You have options for ending your second night. You could return to where your day started, because North MB has one more card to play, and it is a wild one. Pancho’s, the graceful hacienda-style Mexican restaurant at the corner of Highland and Rosecrans, is worth a visit any night of the week. Their traditional Mexican food is the real thing, the margaritas are legendary, and the restaurant itself is a two-story architectural universe, with full-grown trees growing inside.
But if your 48 hours happen to include a Monday night, rearrange your schedule. Monday is comedy night, hosted by comedian Danno Carter, and the secret is this: comedians need stage time to stay sharp, so they show up.
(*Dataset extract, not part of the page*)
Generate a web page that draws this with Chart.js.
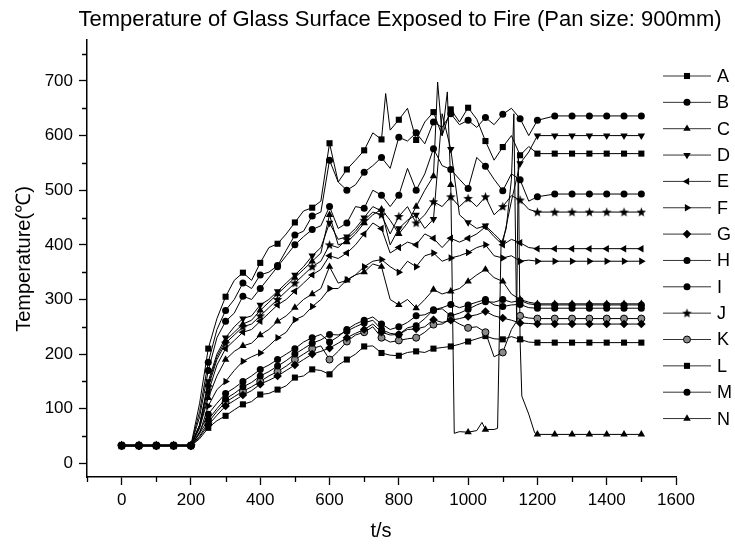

Ali Wong has been there. People who go on to do Netflix specials and late-night sets show up at Pancho’s on a Monday to try out new material, in a bar adorned with large mounted taxidermic fish, for free. Former Lakers coach Phil Jackson used to come so reliably that comedians started requesting “the Phil Jackson spot.”
Day Two ends where every good day in Manhattan Beach ends — at the beach. Specifically, at The Strand House, which Michael Zislis opened in 2011 as the crown jewel of his culinary empire. It has the best view of any restaurant in town, a menu that matches its setting, and the good sense to put the ocean and the pier right in front of you while you eat. Order something you’ll remember. Watch the sun go down. You started at the pier two days ago, and now here you are again, right where you belong.
Manhattan Beach will do that to you.